Is it that you are looking to figure out how to change a string from “Cu50Zr50” to some object that captures that the materials is half Cu and half Zr?
YES.
once i create composition object , is it necessary to featurize it using Domain properties, or else we can use simple machine learning like one hot encoding to convert that object as a feature vector?
You will have to convert that object into features before you can use it for machine learning.
That tutorial demonstrates one method for converting the features using domain knowledge, which should give you a good starting point for the dataset you are working with.
I went through the notebook you suggested . I have one more query In the same notebook formation.ipynb if i want to predict ‘delta_e’ for new test point material composition say Al2Cu1S1
Once you have featurized the data, you can build a machine learning model with your library of choice (iirc, in that notebook it is scikit-learn).
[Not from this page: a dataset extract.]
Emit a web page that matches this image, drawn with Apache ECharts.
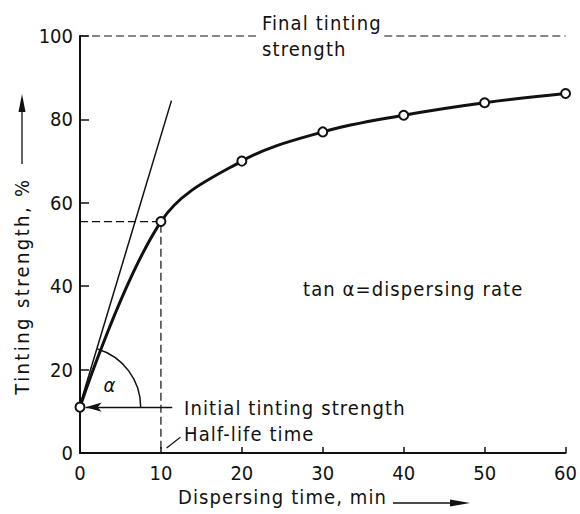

See the “compiling an ML model” section of the notebook. You should be able to do something similar for your own use case. Depending on the property you are trying to predict, the results may not be accurate on your first try and might require some hyperparamter adjustment during validation.
If you are asking how to predict on new data once you have compiled your model, you need to run your new samples through essentially the same workflow. You can reuse the same objects you used to featurize/select features/train/etc. Just make sure the generated features of your new samples are the same as the ones used to train your ML model. I.e., if you did mymodel.fit(X, y) to train, you’d use mymodel.predict(X_new) to predict on new data.
P.S.
I might recommend automatminer which wlll do a lot of these tedious steps for you!